You should be cautious if the service provider shows any of these warning signs:

  • Lacks transparent pricing
  • Cannot explain compliance responsibilities
  • Has limited UAE employment experience
  • Offers vague service agreements
  • Has poor client references
  • Cannot clearly outline employee transition procedures

Is an EOR Worth It for Your Business?

The pros and cons of hiring with an employer of record ultimately come down to your business objectives. If your priority is instantaneous expansion, legal compliance, simplified hiring, and operational flexibility, an EOR offers you a powerful solution to minimize your administrative burdens and speed up your market entry.

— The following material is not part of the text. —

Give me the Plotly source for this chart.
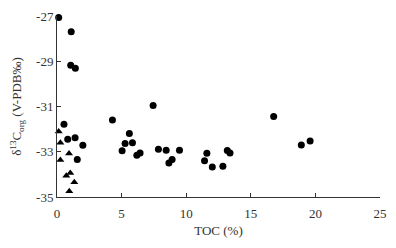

However, if you are planning for extensive long-term operations with large local teams, you will benefit more from establishing your own mainland or free zone entity.

A lot of companies begin with an EOR to validate the market, then transition to their own entity once expansion becomes permanent. You should choose the approach that matches your hiring and growth strategy. 

FAQs

Is an employer of record legal in the UAE?

Employer of Record (EOR) services are legal in the UAE when provided through properly licensed organizations who comply with local employment regulations.

What’s the difference between an EOR and a PEO in the UAE?

An EOR becomes the legal employer. Whereas a PEO supports your HR through co-employment and requires your business to already have a UAE legal entity.

How much does an EOR cost compared to setting up a free zone company?

Compared to setting up a free zone, an EOR costs less with upfront expenses but its recurring service fees can add up for larger companies.

Can an EOR sponsor a UAE work visa?

Your EOR can sponsor work visas for your employees.

What happens if my EOR provider makes a compliance mistake?

If your EOR provider makes a compliance mistake, you should check and review the liability clauses, service level agreements, and indemnification provisions that you have signed with your service provider to see which actions you can take.

Is EOR still relevant after UAE corporate tax rules tightened in 2026?

EORs are still relevant even after UAE corporate tax rules got stricter in 2026.

How long does it take to exit an EOR arrangement?

Employee transfers, visa requirements, contractual notice periods, and if your business is going to establish its own legal entity affect how long it will take for your business to exit an EOR arrangement.